Thursday, April 5, 2012

The hits just keep coming.....

I tore my calf muscle the week after joining our local rec center so I could swim.....no exercising.  I was on crutches for a couple days and it was NOT an easy feat with all the stairs in my house. I ended up not using them at home, but kept my calf wrapped and have managed to improve to a point of being able to walk (rather well) now... I'm slow but I walk. :)

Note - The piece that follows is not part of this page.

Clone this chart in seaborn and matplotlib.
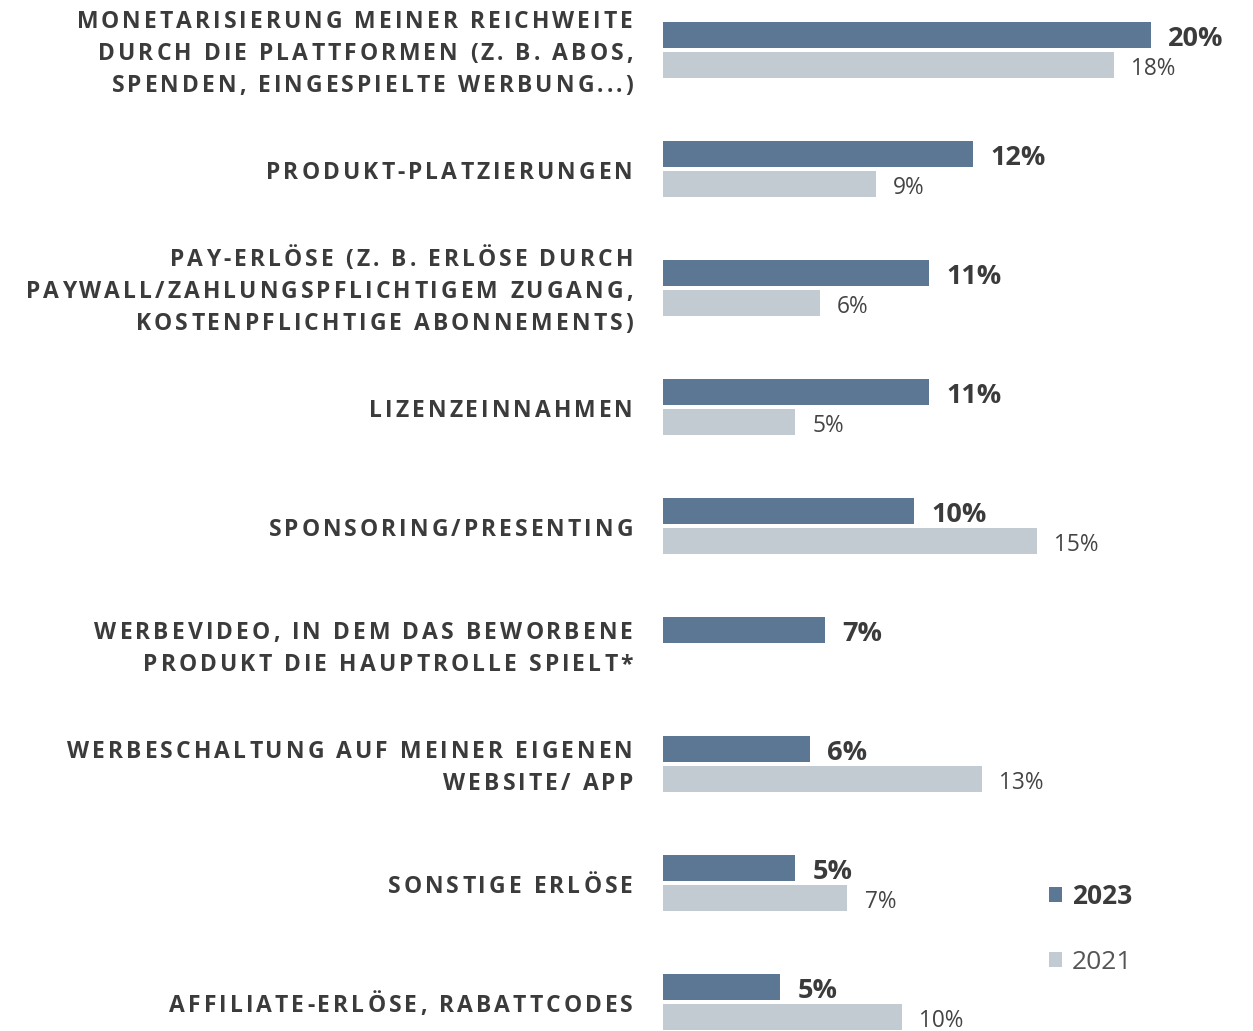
import numpy as np
import pandas as pd
import matplotlib
matplotlib.use("Agg")
import matplotlib.pyplot as plt
import seaborn as sns
from matplotlib.transforms import IdentityTransform
from matplotlib.font_manager import FontProperties

# ---------------- data ----------------
categories = [
    "MONETARISIERUNG MEINER REICHWEITE\nDURCH DIE PLATTFORMEN (Z. B. ABOS,\nSPENDEN, EINGESPIELTE WERBUNG...)",
    "PRODUKT-PLATZIERUNGEN",
    "PAY-ERLÖSE (Z. B. ERLÖSE DURCH\nPAYWALL/ZAHLUNGSPFLICHTIGEM ZUGANG,\nKOSTENPFLICHTIGE ABONNEMENTS)",
    "LIZENZEINNAHMEN",
    "SPONSORING/PRESENTING",
    "WERBEVIDEO, IN DEM DAS BEWORBENE\nPRODUKT DIE HAUPTROLLE SPIELT*",
    "WERBESCHALTUNG AUF MEINER EIGENEN\nWEBSITE/ APP",
    "SONSTIGE ERLÖSE",
    "AFFILIATE-ERLÖSE, RABATTCODES",
]
values_2023 = [19.6, 12.45, 10.7, 10.7, 10.1, 6.5, 5.9, 5.3, 4.7]
values_2021 = [18.1, 8.55, 6.3, 5.3, 15.0, np.nan, 12.8, 7.4, 9.6]
labels_2023 = ["20%", "12%", "11%", "11%", "10%", "7%", "6%", "5%", "5%"]
labels_2021 = ["18%", "9%", "6%", "5%", "15%", "", "13%", "7%", "10%"]
series = ["2023", "2021"]

df = pd.DataFrame({
    "cat": categories * 2,
    "value": values_2023 + values_2021,
    "year": [series[0]] * len(categories) + [series[1]] * len(categories),
})

DARK = "#5b7793"
LIGHT = "#c3cbd2"
TXT = "#3b3b3b"

W, H, DPI = 1253, 1031, 100
sns.set_theme(style="white")
plt.rcParams["font.family"] = ["Open Sans", "DejaVu Sans"]

fig = plt.figure(figsize=(W / DPI, H / DPI), dpi=DPI)
ax = fig.add_axes([663 / W, 0, (W - 663) / W, 1])

sns.barplot(data=df, y="cat", x="value", hue="year", hue_order=series,
            order=categories, palette=[DARK, LIGHT], orient="h",
            width=0.504, gap=0.135, errorbar=None, saturation=1,
            linewidth=0, ax=ax)

ax.set_xlim(0, (W - 663) / 24.9)
ax.set_ylim(8 + 29 / 119, -50 / 119)
ax.set_xlabel("")
ax.set_ylabel("")
ax.set_xticks([])
ax.set_yticks([])
for s in ax.spines.values():
    s.set_visible(False)

# value labels
lab_map = {0: labels_2023, 1: labels_2021}
style_map = {0: dict(fontsize=19.5, fontweight="bold", color=TXT),
             1: dict(fontsize=16.3, fontweight="normal", color="#444444")}
for ci, cont in enumerate(ax.containers[:2]):
    for p in cont.patches:
        w = p.get_width()
        if not np.isfinite(w) or w <= 0:
            continue
        yc = p.get_y() + p.get_height() / 2
        idx = int(round(yc))
        txt = lab_map[ci][idx]
        ax.annotate(txt, (w, yc), xytext=(12.5, -3), textcoords="offset points",
                    ha="left", va="center", **style_map[ci])

# legend
handles, labels = ax.get_legend_handles_labels()
if ax.get_legend() is not None:
    ax.get_legend().remove()
leg = fig.legend(handles[:2], labels[:2], loc="center left",
                 bbox_to_anchor=(1049 / W, 1 - 929 / H), frameon=False,
                 fontsize=19, handlelength=0.48, handleheight=0.48,
                 handletextpad=0.4, labelspacing=1.52, borderpad=0,
                 borderaxespad=0)
leg.get_texts()[0].set_fontweight("bold")
leg.get_texts()[0].set_color(TXT)
leg.get_texts()[1].set_color("#555555")

# category labels with letter spacing (drawn char by char, right aligned)
LBL_SIZE = 16.5
TRACK = 3.05  # px between letters
LINE_GAP = 32
RIGHT_X = 633
renderer = fig.canvas.get_renderer()
fp = FontProperties(family=["Open Sans", "DejaVu Sans"], weight="bold", size=LBL_SIZE)
_cache = {}
base_w = renderer.get_text_width_height_descent("HH", fp, ismath=False)[0]
def adv(c):
    if c not in _cache:
        _cache[c] = renderer.get_text_width_height_descent("H" + c + "H", fp, ismath=False)[0] - base_w
    return _cache[c]

cap = 0.714 * LBL_SIZE * DPI / 72
for i, cat in enumerate(categories):
    lines = cat.split("\n")
    n = len(lines)
    yc = ax.transData.transform((0, i))[1] - 1.5
    for k, line in enumerate(lines):
        ly = yc - (k - (n - 1) / 2) * LINE_GAP
        base = ly - cap / 2
        advs = [adv(c) for c in line]
        total = sum(advs) + TRACK * (len(line) - 1)
        x = RIGHT_X - total
        for c, a in zip(line, advs):
            if c != " ":
                fig.text(x, base, c, transform=IdentityTransform(), ha="left",
                         va="baseline", fontproperties=fp, color=TXT)
            x += a + TRACK

fig.savefig("out.png", dpi=DPI)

Tuesday I got a diagnosis that we suspected for years, but doctors had gone back and forth on. One doctor would say I had it, then another would say there was no indication that I had it. SIGH So after seeing my Gynecologist Tuesday for a follow up on some tests they did to try to find the source of all my pain I have been told that I have PCOS. Which means the pain I have been having, along with the weight gain, difficulty losing weight and several other symptoms, are all due to the PCOS. The doctor has put me on a couple of different treatments including hormone therapy (which is essentially birth control that regulates the hormone levels in my body) as well as a diabetes medication to help my body process insulin. Insulin issues are VERY common in women with PCOS and though I don't currently have diabetes, my risks of getting it are pretty high. It runs in my family, I'm overweight, and I have PCOS and already deal with blood sugar and insulin issues. FUN.

While happy to have a diagnosis, and relieved that I don't have cancer in my ovaries, I'm left wondering if I'm just never going to be able to get all these issues under control. The hormone therapy they put me on, being birth control, commonly causes weight gain. SIGH. So here we go again, another set of odd stacked against me. It isn't that I feel sorry for myself, it just starts to feel like maybe I should just get used to being fat, tired and in pain every single day of my life. But at the same time, I feel like that is such a defeatist attitude and I'm certainly NOT a defeatist.

It is hard to wake up every day in terrible pain, the pain meds that the doctors give you helps with the pain, but then you can't really function at full capacity...I can't drive on the narcotic pain meds for example. I guess I just choose every day to suffer through as much as I can manage. I don't like being "drugged" and I don't like missing out on life because of pain or weight. So I smile and just keep going.

I'm doing some research on how to diet when you have PCOS...the weight loss is truly necessary (as I stated in a previous post) because of my back issues.  I'm planning on getting back into the pool (hopefully today or tomorrow) and get my body moving. I just have to go slowly as far as walking or cycling goes due to the calf tear. I still have big goals for weight loss and I'm trying to remain optimistic about achieving those goals, I'm just finding it difficult to not feel so defeated right now.

The trick is keeping at it. Right? I might fail, but I'm not going to fail because I didn't try. Not working for it is the only guaranteed way to fail. The hits keep coming but I'm still standing.

1 comment:

  1. It is possible. You have been successful at losing before, so you know it is POSSIBLE. Don't let the circumstances get you down. Watching you deal with these challenges with a positive attitude is encouragement to the rest of us.